Given that lim x->c f(x)=6 and that lim x->c g(x)= -4, evaluate the following limit. Assume that c is a constant. The x in front of the f is confusing me.
lim [xf(x) + 3 g(x)]^2
x->c
The x in front of the f is any constant you would put in the equation.
Example: x->5 5=c
lim [xf(x) + 3 g(x)]^2
x->5
so, [5*6 + 5*(-4)]^2
You should be able to do the rest.
[c*6 + 3*(-4)]^2 = (6c -12)^2
= 36c^2 - 144c + 144
To evaluate the limit lim [xf(x) + 3g(x)]^2 as x approaches c, we can use limit rules and properties of limits.
Let's break it down step by step:
Step 1: Evaluate the limits of the individual terms.
We know that lim x->c f(x) = 6 and lim x->c g(x) = -4. Now we need to determine the limit of xf(x) and 3g(x) separately.
lim x->c xf(x) = c * (lim x->c f(x))
= c * 6
= 6c
lim x->c 3g(x) = 3 * (lim x->c g(x))
= 3 * (-4)
= -12
So, we have xf(x) approaches 6c and 3g(x) approaches -12 as x approaches c.

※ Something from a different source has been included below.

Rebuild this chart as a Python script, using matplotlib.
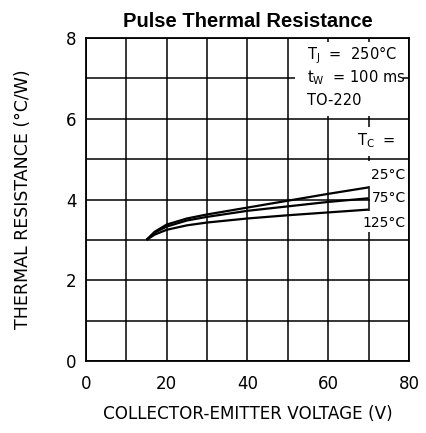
import matplotlib
matplotlib.use("Agg")
import matplotlib.pyplot as plt
from matplotlib.patches import Rectangle
import numpy as np

vce = [15, 17, 20, 25, 30, 40, 50, 60, 70]
r_25 = [3.0, 3.20, 3.38, 3.53, 3.63, 3.80, 3.97, 4.14, 4.30]
r_75 = [3.0, 3.18, 3.33, 3.48, 3.57, 3.72, 3.83, 3.94, 4.03]
r_125 = [3.0, 3.13, 3.25, 3.36, 3.43, 3.53, 3.61, 3.68, 3.75]
xticks = [0, 20, 40, 60, 80]
yticks = [0, 2, 4, 6, 8]

fig = plt.figure(figsize=(4.26, 4.33), dpi=100)
ax = fig.add_axes([0.2019, 0.1663, 0.758, 0.7459])
ax.set_xlim(0, 80)
ax.set_ylim(0, 8)
ax.set_xticks(xticks)
ax.set_xticks(np.arange(0, 81, 10), minor=True)
ax.set_yticks(yticks)
ax.set_yticks(np.arange(0, 9, 1), minor=True)
ax.set_axisbelow(True)
ax.grid(True, which='both', color='black', lw=1.1)
ax.tick_params(which='both', length=0, labelsize=12)
ax.tick_params(axis='x', pad=10)
ax.tick_params(axis='y', pad=7)
for s in ax.spines.values():
    s.set_linewidth(1.3)
    s.set_zorder(2.5)

# white areas behind the annotations (hide grid)
for (x0, y0, w, h) in [(51.9, 6.08, 26.6, 1.82), (67.2, 5.08, 12.5, 0.72),
                       (67.5, 4.33, 12.2, 0.62), (70.3, 3.8, 9.4, 0.42),
                       (67.5, 3.2, 12.2, 0.52)]:
    ax.add_patch(Rectangle((x0, y0), w, h, facecolor='white', edgecolor='none', zorder=1.5))

for y in (r_25, r_75, r_125):
    ax.plot(vce, y, color='black', lw=1.6, zorder=3, solid_capstyle='butt')

tfont = dict(family='DejaVu Sans', fontsize=10.5, color='black', zorder=5)
sfont = dict(family='DejaVu Sans', fontsize=10, color='black', zorder=5)
ax.text(54.7, 7.58, r'T$_\mathregular{J}$  =  250°C', ha='left', va='center', **tfont)
ax.text(54.7, 7.03, r't$_\mathregular{W}$  = 100 ms', ha='left', va='center', **tfont)
ax.text(54.7, 6.46, 'TO-220', ha='left', va='center', **tfont)
ax.text(76.6, 5.45, r'T$_\mathregular{C}$  =', ha='right', va='center', **tfont)
ax.text(79.2, 4.6, '25°C', ha='right', va='center', **sfont)
ax.text(79.2, 4.03, '75°C', ha='right', va='center', **sfont)
ax.text(79.2, 3.42, '125°C', ha='right', va='center', **sfont)

ax.set_title('Pulse Thermal Resistance', fontsize=14.5, fontweight='bold',
             family='Liberation Sans', pad=8)
ax.set_xlabel('COLLECTOR-EMITTER VOLTAGE (V)', fontsize=12.1, labelpad=9)
ax.set_ylabel('THERMAL RESISTANCE (°C/W)', fontsize=12.5, labelpad=24)

fig.savefig('out.png', dpi=100)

Step 2: Substitute the limit expressions back into the original expression.
Now, we substitute the limit expressions we found in the previous step back into the original expression:
lim [xf(x) + 3g(x)]^2
= [lim x->c xf(x) + lim x->c 3g(x)]^2
= [(6c) + (-12)]^2
= (6c - 12)^2
Step 3: Simplify the expression further if possible.
To simplify further, we can expand the square:
(6c - 12)^2 = (6c - 12) * (6c - 12)
= 36c^2 - 72c - 72c + 144
= 36c^2 - 144c + 144
So, the final value of the limit lim [xf(x) + 3g(x)]^2 as x approaches c is 36c^2 - 144c + 144.